Abstract: Measuring Individual Financial Access: Scale Development and Validation (Society for Social Work and Research 30th Annual Conference Anniversary)

Measuring Individual Financial Access: Scale Development and Validation

Schedule:
Friday, January 16, 2026
Independence BR C, ML 4 (Marriott Marquis Washington DC)
* noted as presenting author
Yingying Zhang, MSW, Doctoral Student, Saint Louis University, MO
Julie Birkenmaier, PhD, Professor, Saint Louis University, St. Louis, MO
Jin Huang, PhD, Professor, Saint Louis University, St. Louis, MO
Background and Purpose. Individuals need a variety of financial products and services, such as checking/saving accounts, for meeting their daily transaction and saving needs, as well as achieving long-term financial wellbeing through wealth accumulation. “Financial access”, defined as individuals’ access to needed financial products and services, is of keen interest in research and practice related to financial wellbeing. However, little consensus exists about its conceptualization and measurement.

Methods

As part of a larger project aimed at developing a household financial access scale, the researchers designed a survey that included 14 ordinal items to measure three key dimensions of financial access: (1) mainstream financial products and services (domain 1, 4 items; e.g., financial investment products and retirement savings accounts); (2) institutional practices of financial service providers (domain 2, 3 items; e.g., welcoming physical surroundings and service barriers at financial companies); and (3) individual resources and actions for financial access (domain 3, 7 items; e.g., knowledge and affordability of financial services and products). The survey sampling and administration company, Qualtrics, recruited participants and administered the survey online in 2024. Qualtrics recruited 4,094 participants from online panels of individuals who had consented to be contacted for research studies and applied designated quotas on several demographic characteristics to the sample. These quotas reflect the U.S. general population's key demographics (e.g., age, gender) as reported by the U.S. Census. We conducted Exploratory Factor Analysis (EFA), Confirmatory Factor Analysis (CFA), and Item Response Theory (IRT) analyses to examine the item performance in measuring a latent construct of financial access.

Results

The EFA results of these measurement items from this second cross-sectional survey (N = 4,094) were consistent with those from the first cross-sectional survey conducted in 2023 (N = 1,085) within this financial access measurement project. These measurement items clustered well on the hypothesized dimensions of financial access with strong factor loadings. Their robust measurement performance was further confirmed in the CFA and IRT analyses. However, the second-order CFA suggested that the first domain of the latent concept of financial access only had a moderate association with the other two domains, indicating a complex interaction among the financial access domains. Based on the IRT analyses, we proposed a simplified financial access scale (11 items) with a scorecard for researchers and practitioners.

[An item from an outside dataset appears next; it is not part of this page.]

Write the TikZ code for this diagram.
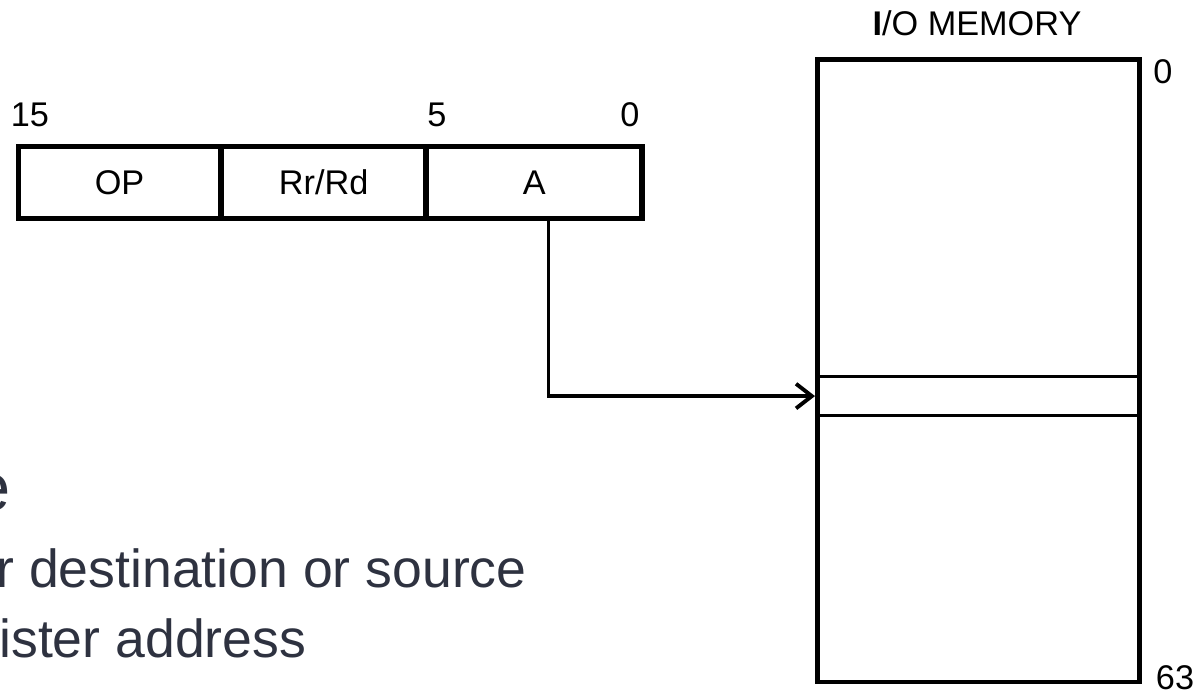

Conclusions and Implications. Using these results, researchers can measure individual financial access that reflects financial access as a multi-dimensional concept. Including aspects beyond ownership of formal financial products and use of services reflects one’s financial environment within which individuals function, as well as individual qualities, abilities, resources and perceptions that play a role in ownership and use of products and services. Thus, this formal financial access scale will help clarify and deepen the conceptualization of financial access, assess the bias and errors in the existing measures, and define the financial access concept boundaries.